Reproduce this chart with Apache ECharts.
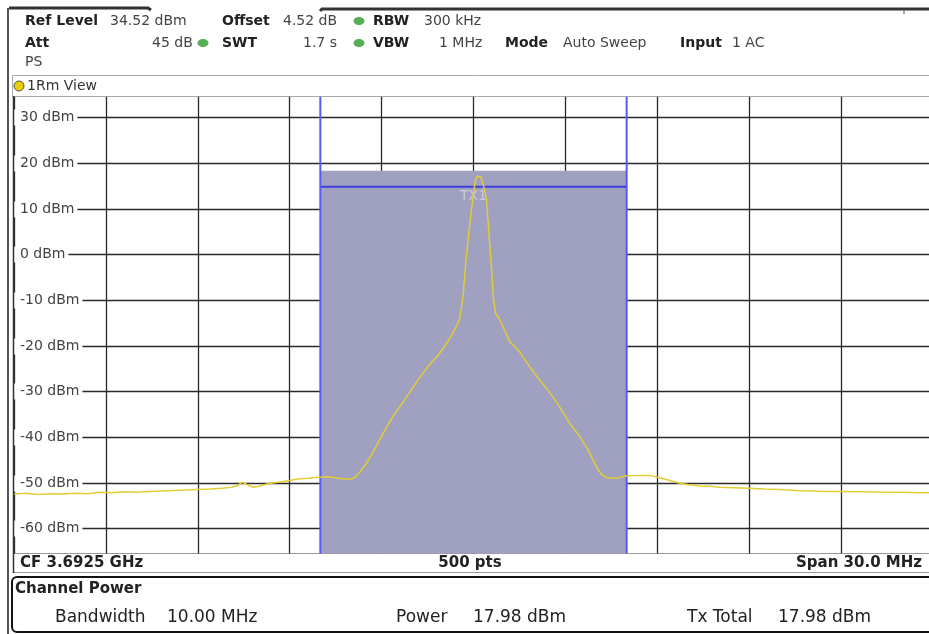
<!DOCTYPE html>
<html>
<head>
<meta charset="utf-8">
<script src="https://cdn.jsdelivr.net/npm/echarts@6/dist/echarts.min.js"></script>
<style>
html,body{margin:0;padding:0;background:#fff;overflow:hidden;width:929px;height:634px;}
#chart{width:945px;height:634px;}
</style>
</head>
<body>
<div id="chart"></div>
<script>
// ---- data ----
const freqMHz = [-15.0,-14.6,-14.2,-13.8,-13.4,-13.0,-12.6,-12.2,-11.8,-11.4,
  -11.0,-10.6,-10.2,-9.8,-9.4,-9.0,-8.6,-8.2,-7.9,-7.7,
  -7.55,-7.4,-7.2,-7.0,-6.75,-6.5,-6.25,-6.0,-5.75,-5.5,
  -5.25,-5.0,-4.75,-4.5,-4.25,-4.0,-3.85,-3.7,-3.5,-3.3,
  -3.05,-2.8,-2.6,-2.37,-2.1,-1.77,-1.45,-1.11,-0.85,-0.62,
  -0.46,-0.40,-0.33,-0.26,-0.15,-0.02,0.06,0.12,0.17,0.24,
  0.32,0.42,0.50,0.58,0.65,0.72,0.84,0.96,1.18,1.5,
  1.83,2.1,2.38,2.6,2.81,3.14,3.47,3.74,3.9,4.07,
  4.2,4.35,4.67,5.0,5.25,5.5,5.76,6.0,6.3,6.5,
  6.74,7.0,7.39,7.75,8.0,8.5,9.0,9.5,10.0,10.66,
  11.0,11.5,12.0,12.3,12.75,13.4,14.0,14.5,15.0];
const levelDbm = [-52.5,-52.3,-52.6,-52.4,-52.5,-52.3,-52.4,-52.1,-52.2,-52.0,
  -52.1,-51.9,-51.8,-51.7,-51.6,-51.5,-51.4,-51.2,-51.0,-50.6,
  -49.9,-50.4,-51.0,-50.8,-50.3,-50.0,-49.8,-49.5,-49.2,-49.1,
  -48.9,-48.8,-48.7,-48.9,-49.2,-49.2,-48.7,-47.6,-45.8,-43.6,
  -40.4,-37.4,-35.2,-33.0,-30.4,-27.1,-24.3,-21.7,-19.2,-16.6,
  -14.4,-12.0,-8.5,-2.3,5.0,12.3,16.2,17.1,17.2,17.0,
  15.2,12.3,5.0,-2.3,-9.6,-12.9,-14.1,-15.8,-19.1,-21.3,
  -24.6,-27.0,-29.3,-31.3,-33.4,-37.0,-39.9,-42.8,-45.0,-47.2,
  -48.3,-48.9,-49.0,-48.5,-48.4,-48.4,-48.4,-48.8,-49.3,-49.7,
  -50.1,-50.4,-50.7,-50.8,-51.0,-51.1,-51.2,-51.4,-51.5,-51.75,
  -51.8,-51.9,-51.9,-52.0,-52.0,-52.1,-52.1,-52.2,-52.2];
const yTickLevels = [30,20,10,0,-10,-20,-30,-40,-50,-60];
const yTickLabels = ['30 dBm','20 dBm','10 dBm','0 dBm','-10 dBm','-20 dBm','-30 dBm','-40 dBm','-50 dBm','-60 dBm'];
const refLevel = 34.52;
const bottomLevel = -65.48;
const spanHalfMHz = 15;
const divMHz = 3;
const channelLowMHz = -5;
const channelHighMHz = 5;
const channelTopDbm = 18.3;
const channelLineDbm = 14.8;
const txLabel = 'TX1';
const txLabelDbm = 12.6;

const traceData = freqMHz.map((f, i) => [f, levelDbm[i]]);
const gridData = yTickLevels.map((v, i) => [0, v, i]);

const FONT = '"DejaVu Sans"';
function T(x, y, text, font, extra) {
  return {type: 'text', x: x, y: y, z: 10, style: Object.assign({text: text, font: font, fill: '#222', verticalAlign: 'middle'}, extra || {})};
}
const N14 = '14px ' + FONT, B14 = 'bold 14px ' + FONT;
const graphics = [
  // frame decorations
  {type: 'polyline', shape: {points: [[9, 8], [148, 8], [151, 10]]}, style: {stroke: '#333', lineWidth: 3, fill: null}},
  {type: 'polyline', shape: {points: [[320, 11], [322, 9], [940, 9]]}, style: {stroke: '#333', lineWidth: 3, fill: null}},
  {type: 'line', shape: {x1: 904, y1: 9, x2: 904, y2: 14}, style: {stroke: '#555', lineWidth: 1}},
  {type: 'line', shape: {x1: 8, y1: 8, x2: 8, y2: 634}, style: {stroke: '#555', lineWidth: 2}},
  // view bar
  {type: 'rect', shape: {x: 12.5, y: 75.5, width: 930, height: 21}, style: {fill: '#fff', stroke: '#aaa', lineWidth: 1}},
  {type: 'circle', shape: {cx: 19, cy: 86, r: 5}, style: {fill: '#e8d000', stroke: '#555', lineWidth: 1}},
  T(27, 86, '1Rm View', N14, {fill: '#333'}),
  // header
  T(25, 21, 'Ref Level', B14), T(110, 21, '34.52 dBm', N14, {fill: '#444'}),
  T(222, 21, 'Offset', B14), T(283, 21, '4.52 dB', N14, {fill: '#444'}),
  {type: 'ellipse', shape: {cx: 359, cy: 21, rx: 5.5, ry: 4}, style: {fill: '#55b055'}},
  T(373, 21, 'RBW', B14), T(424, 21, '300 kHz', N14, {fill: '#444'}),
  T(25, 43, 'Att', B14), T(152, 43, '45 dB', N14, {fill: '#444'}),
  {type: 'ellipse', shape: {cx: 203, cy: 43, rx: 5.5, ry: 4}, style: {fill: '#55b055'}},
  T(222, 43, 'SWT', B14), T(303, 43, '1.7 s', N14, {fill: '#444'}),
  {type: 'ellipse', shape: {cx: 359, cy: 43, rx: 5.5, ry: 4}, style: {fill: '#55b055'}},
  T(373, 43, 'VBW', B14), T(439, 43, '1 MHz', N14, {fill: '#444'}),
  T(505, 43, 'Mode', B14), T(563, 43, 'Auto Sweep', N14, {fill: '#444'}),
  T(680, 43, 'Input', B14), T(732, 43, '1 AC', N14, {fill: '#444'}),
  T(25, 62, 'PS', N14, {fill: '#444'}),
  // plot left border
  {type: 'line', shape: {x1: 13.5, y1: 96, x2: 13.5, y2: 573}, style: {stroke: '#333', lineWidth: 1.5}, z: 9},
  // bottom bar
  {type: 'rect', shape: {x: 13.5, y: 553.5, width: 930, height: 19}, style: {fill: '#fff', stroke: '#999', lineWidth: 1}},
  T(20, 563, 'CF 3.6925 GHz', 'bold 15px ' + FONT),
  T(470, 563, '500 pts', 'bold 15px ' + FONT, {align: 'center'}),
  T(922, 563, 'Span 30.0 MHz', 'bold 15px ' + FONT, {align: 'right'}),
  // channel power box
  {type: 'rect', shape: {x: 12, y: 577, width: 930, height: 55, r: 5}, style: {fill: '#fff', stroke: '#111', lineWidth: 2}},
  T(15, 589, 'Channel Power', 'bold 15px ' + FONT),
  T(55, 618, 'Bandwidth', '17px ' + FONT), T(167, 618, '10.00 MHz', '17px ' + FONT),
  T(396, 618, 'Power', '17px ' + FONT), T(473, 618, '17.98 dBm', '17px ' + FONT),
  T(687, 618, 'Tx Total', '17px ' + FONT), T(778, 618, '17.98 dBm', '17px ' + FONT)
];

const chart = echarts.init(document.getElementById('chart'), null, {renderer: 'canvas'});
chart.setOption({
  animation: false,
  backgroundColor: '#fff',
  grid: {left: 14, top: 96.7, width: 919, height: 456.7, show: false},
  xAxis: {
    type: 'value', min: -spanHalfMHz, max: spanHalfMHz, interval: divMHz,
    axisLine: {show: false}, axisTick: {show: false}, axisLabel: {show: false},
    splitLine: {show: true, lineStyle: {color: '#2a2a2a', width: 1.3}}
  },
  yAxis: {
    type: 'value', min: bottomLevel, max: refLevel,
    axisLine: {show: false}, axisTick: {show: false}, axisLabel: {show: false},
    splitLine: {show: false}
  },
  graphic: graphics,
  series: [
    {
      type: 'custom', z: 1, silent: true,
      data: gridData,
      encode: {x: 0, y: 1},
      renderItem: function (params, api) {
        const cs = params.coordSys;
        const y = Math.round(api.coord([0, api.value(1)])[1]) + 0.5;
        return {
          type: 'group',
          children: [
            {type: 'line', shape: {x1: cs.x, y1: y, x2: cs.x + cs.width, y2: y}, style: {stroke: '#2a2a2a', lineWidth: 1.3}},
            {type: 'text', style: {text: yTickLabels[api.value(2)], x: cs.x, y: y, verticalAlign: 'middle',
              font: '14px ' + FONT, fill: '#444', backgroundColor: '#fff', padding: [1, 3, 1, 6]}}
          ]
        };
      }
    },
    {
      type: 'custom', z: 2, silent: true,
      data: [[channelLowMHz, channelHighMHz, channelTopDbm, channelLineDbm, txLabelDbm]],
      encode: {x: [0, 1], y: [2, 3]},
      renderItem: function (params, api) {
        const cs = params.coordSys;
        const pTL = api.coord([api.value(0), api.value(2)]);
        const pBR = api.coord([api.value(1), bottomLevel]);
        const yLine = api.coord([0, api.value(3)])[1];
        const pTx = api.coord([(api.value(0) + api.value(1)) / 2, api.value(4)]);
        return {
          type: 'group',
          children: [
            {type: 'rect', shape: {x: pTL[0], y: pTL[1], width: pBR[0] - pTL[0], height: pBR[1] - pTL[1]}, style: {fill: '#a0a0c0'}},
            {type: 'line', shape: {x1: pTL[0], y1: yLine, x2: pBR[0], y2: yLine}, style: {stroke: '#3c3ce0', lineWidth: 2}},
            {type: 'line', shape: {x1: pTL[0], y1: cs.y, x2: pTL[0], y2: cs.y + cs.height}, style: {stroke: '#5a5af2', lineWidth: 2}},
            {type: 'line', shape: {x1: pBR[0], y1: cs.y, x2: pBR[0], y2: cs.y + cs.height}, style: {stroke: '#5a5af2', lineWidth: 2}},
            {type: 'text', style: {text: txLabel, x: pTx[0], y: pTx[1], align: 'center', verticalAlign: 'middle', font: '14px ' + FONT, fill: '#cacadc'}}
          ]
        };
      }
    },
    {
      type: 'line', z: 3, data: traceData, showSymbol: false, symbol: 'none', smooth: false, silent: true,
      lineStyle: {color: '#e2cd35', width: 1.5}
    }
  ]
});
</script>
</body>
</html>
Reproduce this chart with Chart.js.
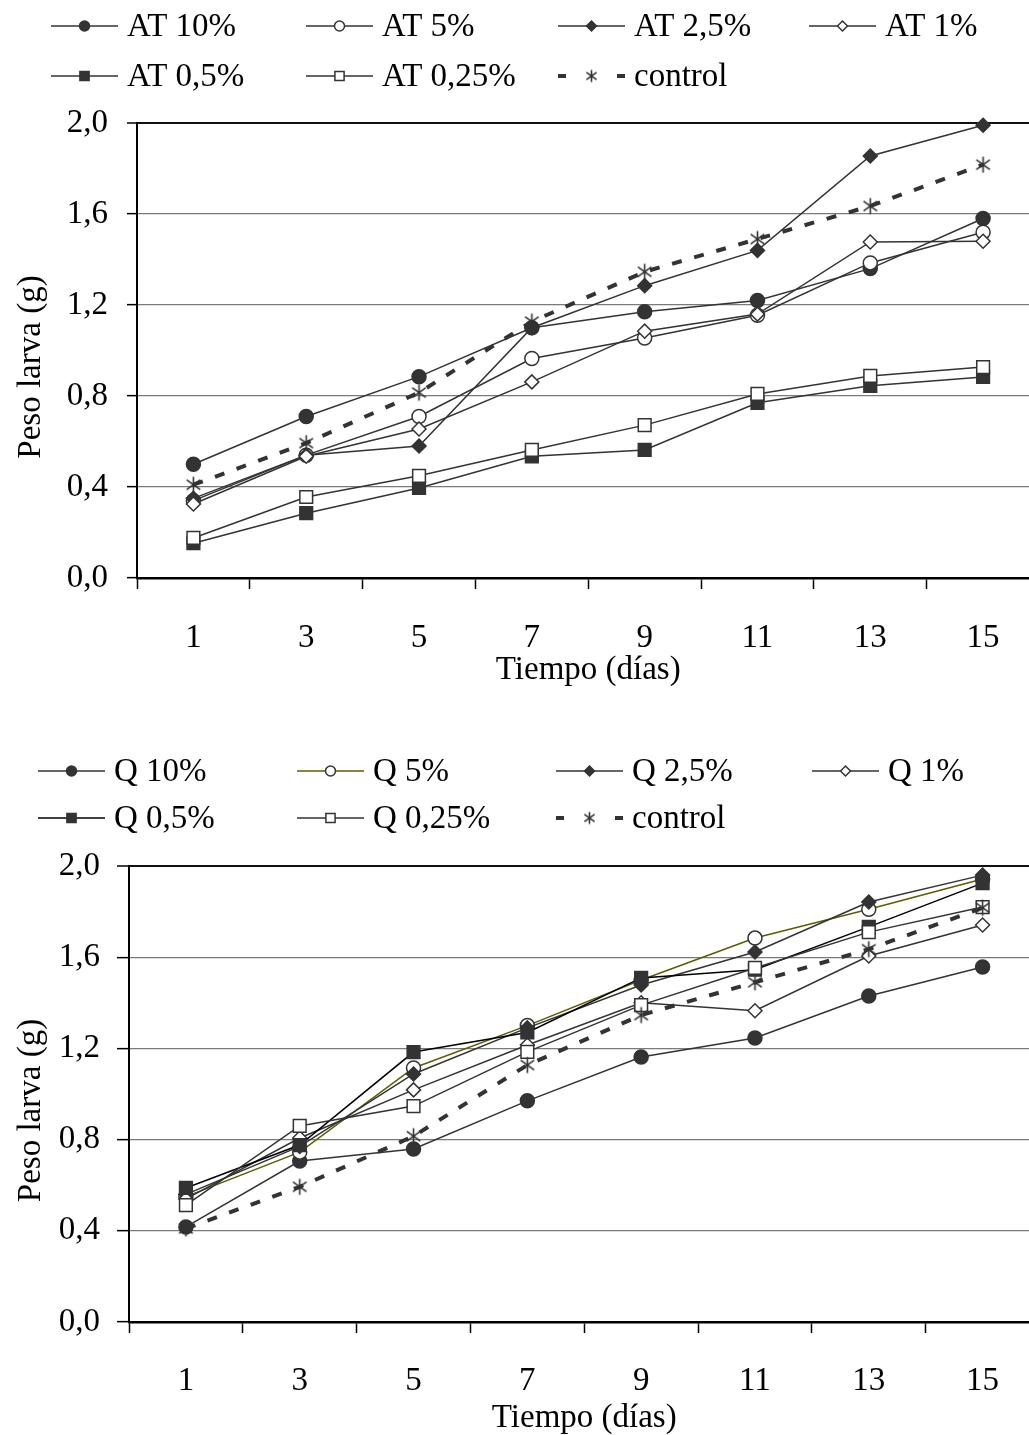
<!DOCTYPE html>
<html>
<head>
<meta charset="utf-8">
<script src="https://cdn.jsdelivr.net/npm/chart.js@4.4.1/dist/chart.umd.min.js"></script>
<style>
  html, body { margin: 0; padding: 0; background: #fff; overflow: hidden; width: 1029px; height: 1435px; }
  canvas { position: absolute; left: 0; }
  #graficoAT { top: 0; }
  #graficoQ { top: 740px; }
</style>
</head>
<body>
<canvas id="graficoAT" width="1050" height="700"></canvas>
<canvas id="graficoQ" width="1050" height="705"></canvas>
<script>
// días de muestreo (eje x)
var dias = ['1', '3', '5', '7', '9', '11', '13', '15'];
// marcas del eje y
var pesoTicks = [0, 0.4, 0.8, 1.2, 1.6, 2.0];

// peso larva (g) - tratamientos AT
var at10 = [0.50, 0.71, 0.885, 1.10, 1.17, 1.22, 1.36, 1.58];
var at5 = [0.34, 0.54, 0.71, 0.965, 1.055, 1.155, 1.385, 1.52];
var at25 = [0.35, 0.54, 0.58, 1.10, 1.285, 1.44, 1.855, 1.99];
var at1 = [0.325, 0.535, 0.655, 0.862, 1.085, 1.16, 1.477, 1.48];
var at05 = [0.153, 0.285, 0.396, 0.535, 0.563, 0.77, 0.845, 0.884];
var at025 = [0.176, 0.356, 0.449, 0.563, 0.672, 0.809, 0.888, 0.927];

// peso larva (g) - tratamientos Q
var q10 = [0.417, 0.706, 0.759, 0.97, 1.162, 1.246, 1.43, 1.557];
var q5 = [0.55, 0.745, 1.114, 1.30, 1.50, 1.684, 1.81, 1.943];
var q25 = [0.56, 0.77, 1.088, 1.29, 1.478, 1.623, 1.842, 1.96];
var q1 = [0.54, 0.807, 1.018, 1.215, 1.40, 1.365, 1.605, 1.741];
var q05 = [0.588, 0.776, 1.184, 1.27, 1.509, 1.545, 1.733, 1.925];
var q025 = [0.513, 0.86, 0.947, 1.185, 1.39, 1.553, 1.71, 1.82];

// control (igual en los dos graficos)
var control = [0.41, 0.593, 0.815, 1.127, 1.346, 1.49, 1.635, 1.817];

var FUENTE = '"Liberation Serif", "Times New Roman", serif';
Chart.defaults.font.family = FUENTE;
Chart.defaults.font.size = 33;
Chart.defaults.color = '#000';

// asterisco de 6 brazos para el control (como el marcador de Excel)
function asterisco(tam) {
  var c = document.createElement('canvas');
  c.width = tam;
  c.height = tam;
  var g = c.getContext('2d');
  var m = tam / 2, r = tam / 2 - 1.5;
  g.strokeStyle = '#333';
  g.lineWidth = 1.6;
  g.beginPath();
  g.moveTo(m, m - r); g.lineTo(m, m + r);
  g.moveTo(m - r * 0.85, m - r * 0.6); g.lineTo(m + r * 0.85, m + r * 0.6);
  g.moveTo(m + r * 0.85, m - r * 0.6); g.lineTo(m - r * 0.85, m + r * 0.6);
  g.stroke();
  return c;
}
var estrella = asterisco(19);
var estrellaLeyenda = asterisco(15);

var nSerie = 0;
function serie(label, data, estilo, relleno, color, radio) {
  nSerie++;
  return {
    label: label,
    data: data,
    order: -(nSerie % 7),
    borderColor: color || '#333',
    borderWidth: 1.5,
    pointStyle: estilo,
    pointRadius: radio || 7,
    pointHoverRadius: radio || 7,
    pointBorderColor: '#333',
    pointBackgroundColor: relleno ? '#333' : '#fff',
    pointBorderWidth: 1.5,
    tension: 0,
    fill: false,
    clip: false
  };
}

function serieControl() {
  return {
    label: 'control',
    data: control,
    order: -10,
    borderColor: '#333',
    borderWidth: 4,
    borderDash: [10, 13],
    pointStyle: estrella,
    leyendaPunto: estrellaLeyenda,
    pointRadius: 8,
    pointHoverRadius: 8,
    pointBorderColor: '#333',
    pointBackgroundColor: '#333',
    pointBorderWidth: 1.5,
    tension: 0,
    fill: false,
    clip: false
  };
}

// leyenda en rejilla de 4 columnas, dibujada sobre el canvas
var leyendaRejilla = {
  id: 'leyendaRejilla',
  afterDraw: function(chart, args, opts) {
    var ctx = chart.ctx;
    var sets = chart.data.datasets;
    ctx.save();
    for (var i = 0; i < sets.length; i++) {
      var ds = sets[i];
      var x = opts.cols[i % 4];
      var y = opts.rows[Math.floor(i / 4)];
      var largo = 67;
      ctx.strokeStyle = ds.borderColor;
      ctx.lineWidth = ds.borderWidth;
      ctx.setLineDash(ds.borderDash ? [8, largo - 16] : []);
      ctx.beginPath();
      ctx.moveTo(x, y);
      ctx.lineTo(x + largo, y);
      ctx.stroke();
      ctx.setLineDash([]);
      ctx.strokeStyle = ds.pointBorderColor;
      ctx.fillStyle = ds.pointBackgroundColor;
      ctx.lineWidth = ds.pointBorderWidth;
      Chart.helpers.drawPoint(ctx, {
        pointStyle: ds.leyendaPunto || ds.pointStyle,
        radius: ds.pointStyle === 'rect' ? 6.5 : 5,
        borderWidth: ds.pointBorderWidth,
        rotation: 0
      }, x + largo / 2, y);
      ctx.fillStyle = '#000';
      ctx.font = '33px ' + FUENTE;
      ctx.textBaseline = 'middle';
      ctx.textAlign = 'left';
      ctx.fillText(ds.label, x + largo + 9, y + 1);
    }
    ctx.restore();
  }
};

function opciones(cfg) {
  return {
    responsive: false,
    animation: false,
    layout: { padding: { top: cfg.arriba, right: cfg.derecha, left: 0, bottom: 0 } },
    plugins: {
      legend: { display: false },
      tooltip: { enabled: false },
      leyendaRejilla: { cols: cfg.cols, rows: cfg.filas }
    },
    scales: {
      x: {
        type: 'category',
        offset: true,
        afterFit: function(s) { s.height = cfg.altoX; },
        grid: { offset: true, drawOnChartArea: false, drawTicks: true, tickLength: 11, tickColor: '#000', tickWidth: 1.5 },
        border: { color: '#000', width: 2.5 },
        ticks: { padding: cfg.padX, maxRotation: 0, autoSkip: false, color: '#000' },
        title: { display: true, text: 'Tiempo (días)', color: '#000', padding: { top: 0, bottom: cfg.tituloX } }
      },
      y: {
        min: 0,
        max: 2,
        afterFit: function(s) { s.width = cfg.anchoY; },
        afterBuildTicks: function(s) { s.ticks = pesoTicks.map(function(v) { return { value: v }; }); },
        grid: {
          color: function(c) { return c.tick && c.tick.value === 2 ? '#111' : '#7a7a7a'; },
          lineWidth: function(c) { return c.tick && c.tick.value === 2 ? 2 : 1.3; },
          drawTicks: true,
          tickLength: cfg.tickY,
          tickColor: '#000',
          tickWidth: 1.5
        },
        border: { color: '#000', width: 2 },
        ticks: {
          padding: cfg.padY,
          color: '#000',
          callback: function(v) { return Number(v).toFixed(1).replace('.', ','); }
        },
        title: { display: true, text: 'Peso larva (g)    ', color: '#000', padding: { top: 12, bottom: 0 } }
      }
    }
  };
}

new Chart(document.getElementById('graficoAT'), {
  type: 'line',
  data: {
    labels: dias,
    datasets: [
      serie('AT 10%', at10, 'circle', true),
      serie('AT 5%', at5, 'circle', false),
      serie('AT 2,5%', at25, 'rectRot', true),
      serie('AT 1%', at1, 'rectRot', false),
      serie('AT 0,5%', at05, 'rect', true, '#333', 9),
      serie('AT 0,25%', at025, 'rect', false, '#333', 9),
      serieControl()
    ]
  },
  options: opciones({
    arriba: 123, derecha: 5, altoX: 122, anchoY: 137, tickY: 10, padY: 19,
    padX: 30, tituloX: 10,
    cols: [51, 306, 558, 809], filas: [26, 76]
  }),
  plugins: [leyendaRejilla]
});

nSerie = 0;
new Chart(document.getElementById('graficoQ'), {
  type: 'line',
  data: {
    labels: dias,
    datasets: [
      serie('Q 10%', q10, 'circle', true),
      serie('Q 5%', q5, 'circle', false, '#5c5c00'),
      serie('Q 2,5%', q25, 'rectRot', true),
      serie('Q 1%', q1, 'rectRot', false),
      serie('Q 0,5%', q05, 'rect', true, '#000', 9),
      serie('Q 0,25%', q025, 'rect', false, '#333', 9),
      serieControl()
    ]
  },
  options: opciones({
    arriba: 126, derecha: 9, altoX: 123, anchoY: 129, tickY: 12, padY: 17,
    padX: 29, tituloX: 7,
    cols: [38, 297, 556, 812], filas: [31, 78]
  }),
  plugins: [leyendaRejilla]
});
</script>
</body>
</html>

■ ■ ■ ■ ■

Copy out every line of the data that includes the word "Reproduce".

### Response for this exercise
Reproduce this chart with Apache ECharts.
Reproduce this chart with Chart.js.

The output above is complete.